I work at the University of Kansas Cancer Center, and we offer a lot of clinical trials. We understand that Kansas is a rural state, and we have a lot of places in Kansas where patients don’t live close to where we are in Kansas City. So what we have done at the University of Kansas Cancer Center, is actually, we have partnered with a lot of the smaller cancer programs around the state, so then we can all offer the same clinical trials. Even though, even trials that we offer at University of Kansas in Kansas City, through our partnership with smaller cancer centers around the state, patients can actually enroll in clinical trials and be treated closer to home on the same trial.

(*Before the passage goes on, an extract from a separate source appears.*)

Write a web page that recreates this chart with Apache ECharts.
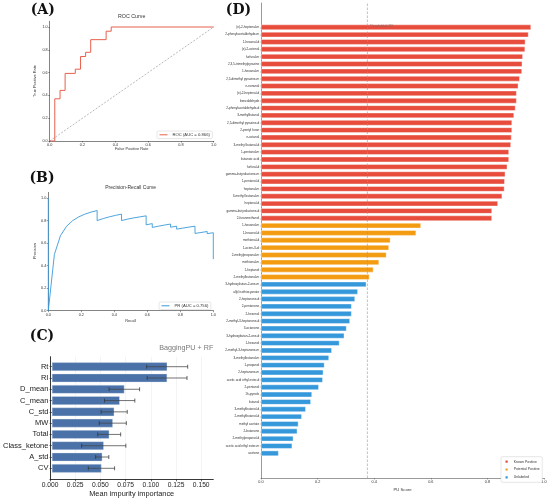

So I think that really increases access. But that’s only possible if a patient has heard about that opportunity and are able to then seek that out. But the network has been set up in our state, and some other cancer centers around the country have similar networks to try to increase that access.

I think the other thing to say is that there are many clinical trials for advanced prostate cancer using chemotherapy and more increasingly, oral pills to treat cancer. And you can absolutely have the opportunity of signing up for a trial, and if that includes a new treatment that’s an oral pill, maybe you only have to go for a visit every few months for a check-up, but you can take that prescription and the pill at home without having to have frequent visits. And I think that also makes a clinical trial participation feasible for a lot of patients.

So I really do think that, I think we’ve made a lot of improvements in clinical trial access over the past few years. I actually think the COVID pandemic has forced us to think about how to do this, and I think we’re doing a better job than we were five years ago. And so, I think even for patients who live in rural areas, clinical trial participation is possible in a lot of situations.